>> begin Raw data

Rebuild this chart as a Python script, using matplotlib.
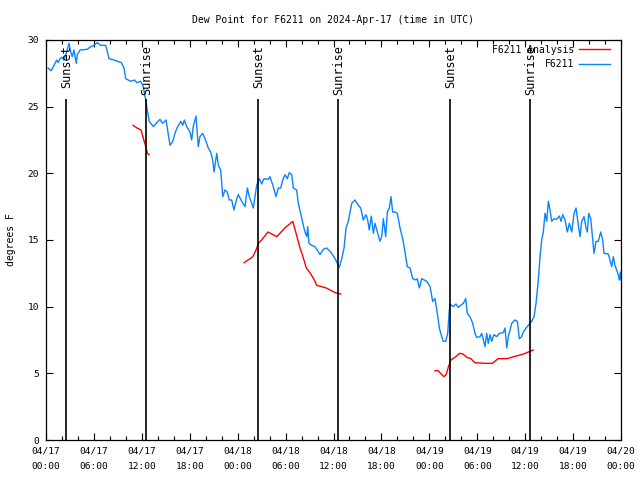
import pandas as pd
import matplotlib
matplotlib.use('Agg')
import matplotlib.pyplot as plt
import matplotlib.dates as mdates

start = pd.Timestamp('2024-04-17 00:00')
end = pd.Timestamp('2024-04-20 00:00')

# observed dew point (hours after 04/17 00:00 UTC, degrees F)
obs_hours = [0.25, 0.66, 1.0, 1.34, 1.5, 1.75, 2.0, 2.25, 2.59, 2.88, 3.09, 3.29, 3.5, 3.79, 3.92,
             4.26, 5.17, 5.6, 6.01, 6.42, 6.85, 7.48, 7.89, 8.51, 9.43, 9.77, 9.98, 10.6, 11.1,
             11.36, 11.86, 12.18, 12.48, 12.68, 12.93, 13.44, 13.86, 14.28, 14.61, 15.03, 15.53,
             15.87, 16.15, 16.44, 16.69, 16.87, 17.12, 17.32, 17.62, 18.03, 18.24, 18.44, 18.78,
             19.07, 19.28, 19.62, 19.91, 20.32, 20.62, 20.87, 21.04, 21.38, 21.58, 21.88, 22.13,
             22.41, 22.7, 22.95, 23.25, 23.54, 23.88, 24.08, 24.51, 24.92, 25.21, 25.46, 25.96,
             26.38, 26.71, 27.01, 27.3, 27.84, 28.05, 28.46, 28.8, 29.09, 29.39, 29.64, 29.93,
             30.22, 30.47, 30.77, 30.97, 31.39, 31.59, 31.89, 32.22, 32.43, 32.65, 32.77, 32.93,
             33.27, 33.68, 33.97, 34.31, 34.72, 35.15, 35.65, 36.19, 36.73, 37.03, 37.32, 37.57,
             37.85, 38.28, 38.69, 39.11, 39.41, 39.73, 40.07, 40.28, 40.48, 40.74, 40.99, 41.2,
             41.49, 41.82, 42.04, 42.24, 42.54, 42.74, 42.99, 43.2, 43.41, 43.7, 43.99, 44.33,
             44.67, 44.95, 45.24, 45.58, 45.92, 46.33, 46.49, 46.75, 47.05, 47.67, 48.09, 48.42,
             48.71, 49.0, 49.25, 49.55, 49.75, 50.05, 50.3, 50.47, 50.59, 51.0, 51.34, 51.63,
             51.93, 52.26, 52.56, 52.76, 53.09, 53.43, 53.72, 53.93, 54.35, 54.56, 54.76, 54.97,
             55.18, 55.38, 55.6, 55.81, 56.1, 56.44, 56.76, 57.26, 57.48, 57.69, 57.89, 58.32,
             58.73, 59.02, 59.27, 59.57, 59.77, 60.11, 60.39, 60.82, 61.11, 61.36, 61.65, 61.86,
             62.07, 62.27, 62.49, 62.7, 62.9, 63.11, 63.32, 63.61, 63.95, 64.28, 64.49, 64.7,
             64.99, 65.28, 65.53, 65.83, 66.12, 66.37, 66.66, 66.87, 67.08, 67.37, 67.62, 67.79,
             67.96, 68.21, 68.46, 68.62, 68.87, 69.16, 69.46, 69.71, 69.87, 70.41, 70.62, 70.84,
             71.04, 71.25, 71.46, 71.66, 71.79, 71.94, 72.0]
obs_dewpt = [27.9, 27.7, 28.1, 28.5, 28.3, 28.6, 28.7, 28.5, 29.1, 29.75, 29.1, 28.75, 29.25, 28.25, 28.9,
             29.25, 29.3, 29.5, 29.6, 29.8, 29.6, 29.6, 28.6, 28.5, 28.3, 27.9, 27.1, 26.9, 27.0,
             26.8, 26.9, 26.5, 25.5, 24.75, 23.9, 23.5, 23.8, 24.05, 23.75, 24.0, 22.1,
             22.4, 23.0, 23.45, 23.7, 23.9, 23.6, 24.0, 23.5, 23.1, 22.5, 23.5, 24.3,
             22.0, 22.75, 23.0, 22.6, 21.9, 21.6, 21.0, 20.1, 21.5, 20.6, 20.25, 18.25,
             18.75, 18.6, 18.0, 18.0, 17.25, 18.1, 18.4, 17.9, 17.5, 18.9, 18.25, 17.4,
             19.1, 19.6, 19.2, 19.6, 19.55, 19.75, 19.0, 18.25, 18.9, 18.9, 19.5, 19.9,
             19.6, 20.05, 19.9, 18.9, 18.75, 17.75, 17.0, 16.1, 15.6, 15.25, 16.0, 14.75,
             14.6, 14.5, 14.25, 13.9, 14.3, 14.4, 14.1, 13.6, 12.95, 13.6, 14.4, 15.9,
             16.4, 17.75, 18.0, 17.6, 17.4, 16.5, 16.9, 16.5, 15.75, 16.8, 15.5, 16.25,
             15.6, 14.9, 15.25, 16.6, 15.25, 17.1, 17.4, 18.25, 17.1, 17.1, 17.0, 15.9,
             15.1, 14.1, 13.0, 12.9, 12.1, 12.0, 12.1, 11.4, 12.1, 11.9, 11.5, 10.4,
             10.6, 9.5, 8.4, 7.75, 7.4, 7.4, 8.0, 9.5, 10.2, 10.0, 10.2, 9.95,
             10.1, 10.25, 10.6, 9.5, 9.25, 8.75, 8.0, 7.7, 7.75, 8.0, 7.5, 7.0,
             8.0, 7.25, 7.9, 7.4, 7.9, 7.75, 8.0, 8.05, 8.4, 6.9, 7.75, 8.75,
             9.0, 8.9, 7.6, 7.75, 8.1, 8.4, 8.6, 8.9, 9.25, 10.25, 12.0, 13.75,
             15.0, 15.6, 17.0, 16.4, 17.9, 17.25, 16.4, 16.6, 16.55, 16.8, 16.4, 16.9,
             16.5, 15.6, 16.25, 15.6, 17.0, 17.4, 16.1, 15.25, 16.4, 16.75, 15.9, 15.6,
             17.0, 16.6, 15.0, 14.0, 14.9, 14.9, 15.6, 15.0, 14.0, 13.95, 13.5, 13.0,
             13.75, 13.1, 12.75, 12.4, 12.0, 12.6, 12.0]

# analysis dew point, three separate runs
ana_hours = [[10.9, 11.4, 11.9, 12.2, 12.5, 12.7, 12.9],
             [24.8, 25.3, 25.9, 26.3, 26.6, 27.0, 27.8, 28.9, 29.9, 30.9, 31.2, 31.5, 31.8,
              32.1, 32.6, 33.1, 33.6, 33.9, 35.1, 36.2, 36.9],
             [48.7, 49.1, 49.4, 49.8, 50.1, 50.4, 50.7, 51.2, 51.8, 52.2, 52.7, 53.2, 53.7,
              55.0, 55.9, 56.6, 57.7, 58.3, 58.9, 59.8, 60.4, 61.0]]
ana_dewpt = [[23.6, 23.4, 23.25, 22.6, 22.0, 21.5, 21.4],
             [13.3, 13.5, 13.75, 14.25, 14.75, 15.0, 15.6, 15.25, 15.9, 16.4, 15.75, 15.1, 14.4,
              13.9, 12.9, 12.5, 12.0, 11.6, 11.4, 11.05, 10.95],
             [5.2, 5.2, 5.0, 4.75, 4.9, 5.5, 6.0, 6.2, 6.5, 6.45, 6.2, 6.1, 5.8,
              5.75, 5.75, 6.1, 6.1, 6.2, 6.3, 6.45, 6.6, 6.75]]

sun_hours = [2.55, 12.5, 26.58, 36.6, 50.6, 60.55]
sun_labels = ['Sunset', 'Sunrise', 'Sunset', 'Sunrise', 'Sunset', 'Sunrise']


def to_time(hours):
    return start + pd.to_timedelta(hours, unit='h')


plt.rcParams['font.family'] = 'DejaVu Sans Mono'
plt.rcParams['font.size'] = 7

fig = plt.figure(figsize=(6.4, 4.8), dpi=100)
ax = fig.add_axes([46 / 640, 40 / 480, 575 / 640, 400 / 480])

for i in range(len(ana_hours)):
    ax.plot(to_time(ana_hours[i]), ana_dewpt[i], color='#ff0000', lw=1.0,
            label='F6211 Analysis' if i == 0 else None)
ax.plot(to_time(obs_hours), obs_dewpt, color='#0a84ff', lw=1.0, label='F6211')

ax.vlines(to_time(sun_hours), 0, 25.6, color='black', lw=1.2)
for h, lab in zip(sun_hours, sun_labels):
    ax.text(to_time([h + 0.1])[0], 29.6, lab, rotation=90, ha='center', va='top', fontsize=8.6)

ax.set_xlim(start, end)
ax.set_ylim(0, 30)
ax.set_yticks(range(0, 31, 5))
ax.xaxis.set_major_locator(mdates.HourLocator(byhour=[0, 6, 12, 18]))
ax.xaxis.set_minor_locator(mdates.HourLocator(interval=2))
ax.xaxis.set_major_formatter(mdates.DateFormatter('%m/%d\n%H:%M'))
ax.tick_params(which='both', direction='in', top=True, right=True, width=0.8, labelsize=6.8)
ax.tick_params(which='major', length=5, pad=5)
ax.tick_params(which='minor', length=3)
for lbl in ax.get_xticklabels():
    lbl.set_linespacing(1.9)
for s in ax.spines.values():
    s.set_linewidth(0.9)

ax.set_ylabel('degrees F', labelpad=8)
ax.set_title('Dew Point for F6211 on 2024-Apr-17 (time in UTC)', fontsize=7, pad=12)

ax.legend(loc='upper right', bbox_to_anchor=(0.993, 1.005), frameon=False,
          markerfirst=False, handlelength=3.2, handletextpad=0.5,
          labelspacing=0.45, borderaxespad=0.3)

fig.savefig('out.png', dpi=100)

>> end Raw data

Write out exactly the lines between the start of the data and the line with "end = pd.Timestamp('2024-04-20 00:00')", including both, but none of the pictures.

## Final result
Rebuild this chart as a Python script, using matplotlib.
import pandas as pd
import matplotlib
matplotlib.use('Agg')
import matplotlib.pyplot as plt
import matplotlib.dates as mdates

start = pd.Timestamp('2024-04-17 00:00')
end = pd.Timestamp('2024-04-20 00:00')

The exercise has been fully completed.